## [Short task]
Using the records below, count the lines with "this" in them. Give the number only.

## [Input]

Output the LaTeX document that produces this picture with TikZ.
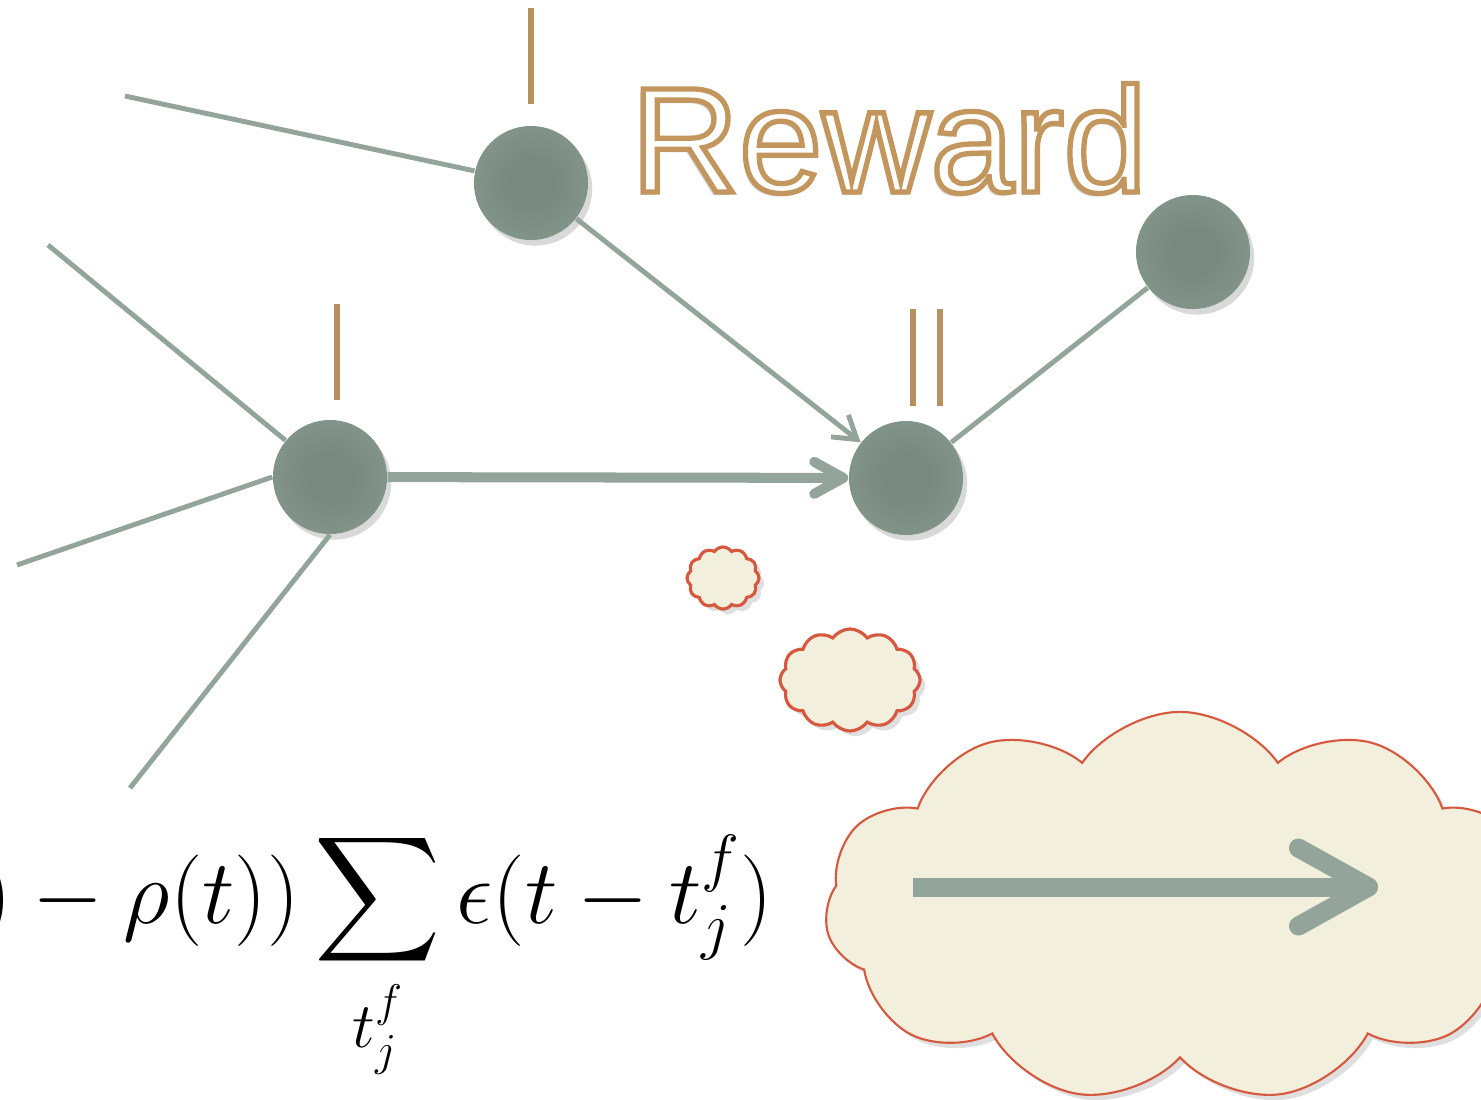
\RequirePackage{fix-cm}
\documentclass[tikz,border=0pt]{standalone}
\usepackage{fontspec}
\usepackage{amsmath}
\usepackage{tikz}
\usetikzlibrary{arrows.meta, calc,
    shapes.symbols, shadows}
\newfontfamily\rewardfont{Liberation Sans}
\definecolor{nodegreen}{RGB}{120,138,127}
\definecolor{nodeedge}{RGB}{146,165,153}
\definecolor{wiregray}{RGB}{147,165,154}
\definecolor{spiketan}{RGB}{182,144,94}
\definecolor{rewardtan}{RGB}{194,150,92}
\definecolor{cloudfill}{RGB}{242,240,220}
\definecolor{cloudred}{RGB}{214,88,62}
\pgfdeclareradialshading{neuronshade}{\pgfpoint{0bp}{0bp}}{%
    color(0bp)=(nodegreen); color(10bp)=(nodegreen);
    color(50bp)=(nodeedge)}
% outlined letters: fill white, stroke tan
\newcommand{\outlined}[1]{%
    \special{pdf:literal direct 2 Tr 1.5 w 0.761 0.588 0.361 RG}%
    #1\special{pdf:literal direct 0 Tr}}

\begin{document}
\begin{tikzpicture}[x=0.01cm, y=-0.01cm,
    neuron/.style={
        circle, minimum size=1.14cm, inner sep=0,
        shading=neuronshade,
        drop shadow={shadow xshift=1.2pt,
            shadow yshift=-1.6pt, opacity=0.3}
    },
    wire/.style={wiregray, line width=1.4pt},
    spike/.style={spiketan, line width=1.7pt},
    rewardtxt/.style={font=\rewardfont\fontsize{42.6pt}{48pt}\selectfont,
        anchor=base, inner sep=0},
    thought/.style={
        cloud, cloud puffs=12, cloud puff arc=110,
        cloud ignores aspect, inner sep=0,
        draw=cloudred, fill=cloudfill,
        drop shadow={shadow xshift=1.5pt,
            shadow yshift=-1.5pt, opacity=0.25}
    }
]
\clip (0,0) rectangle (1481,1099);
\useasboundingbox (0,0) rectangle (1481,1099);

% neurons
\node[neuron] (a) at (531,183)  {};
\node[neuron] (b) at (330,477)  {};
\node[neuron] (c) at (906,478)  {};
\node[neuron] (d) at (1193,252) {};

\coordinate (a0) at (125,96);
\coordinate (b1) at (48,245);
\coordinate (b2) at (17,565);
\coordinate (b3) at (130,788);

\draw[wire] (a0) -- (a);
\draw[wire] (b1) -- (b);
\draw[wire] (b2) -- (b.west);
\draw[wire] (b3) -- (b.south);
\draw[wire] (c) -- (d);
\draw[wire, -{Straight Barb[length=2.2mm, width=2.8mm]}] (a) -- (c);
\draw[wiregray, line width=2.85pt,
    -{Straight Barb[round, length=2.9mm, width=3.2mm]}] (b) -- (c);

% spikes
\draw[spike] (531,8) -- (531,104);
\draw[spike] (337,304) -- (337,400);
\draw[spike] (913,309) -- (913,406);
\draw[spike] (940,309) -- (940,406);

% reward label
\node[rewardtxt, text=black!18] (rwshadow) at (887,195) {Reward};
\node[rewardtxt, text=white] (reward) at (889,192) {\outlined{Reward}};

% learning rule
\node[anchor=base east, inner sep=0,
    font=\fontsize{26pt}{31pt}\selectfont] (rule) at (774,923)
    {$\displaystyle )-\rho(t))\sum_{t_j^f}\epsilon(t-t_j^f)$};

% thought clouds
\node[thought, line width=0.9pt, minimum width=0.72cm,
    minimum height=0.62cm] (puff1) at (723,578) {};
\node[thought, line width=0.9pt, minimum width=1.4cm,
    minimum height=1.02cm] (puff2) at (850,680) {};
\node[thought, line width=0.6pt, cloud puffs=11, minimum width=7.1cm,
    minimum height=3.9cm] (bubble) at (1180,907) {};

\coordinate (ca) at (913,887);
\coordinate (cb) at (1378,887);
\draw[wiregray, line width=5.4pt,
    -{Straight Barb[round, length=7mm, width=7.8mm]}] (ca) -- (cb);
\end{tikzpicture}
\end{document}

==

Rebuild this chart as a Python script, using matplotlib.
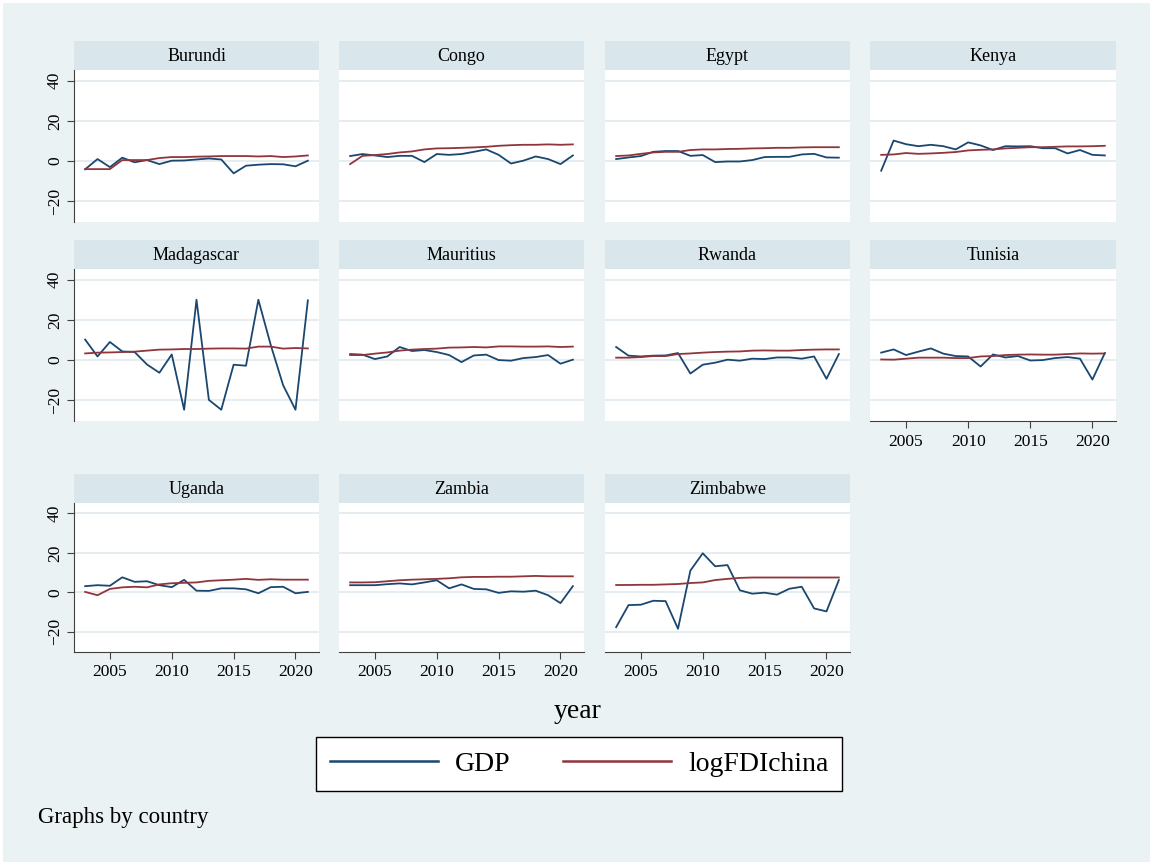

## [Solved exercise]
2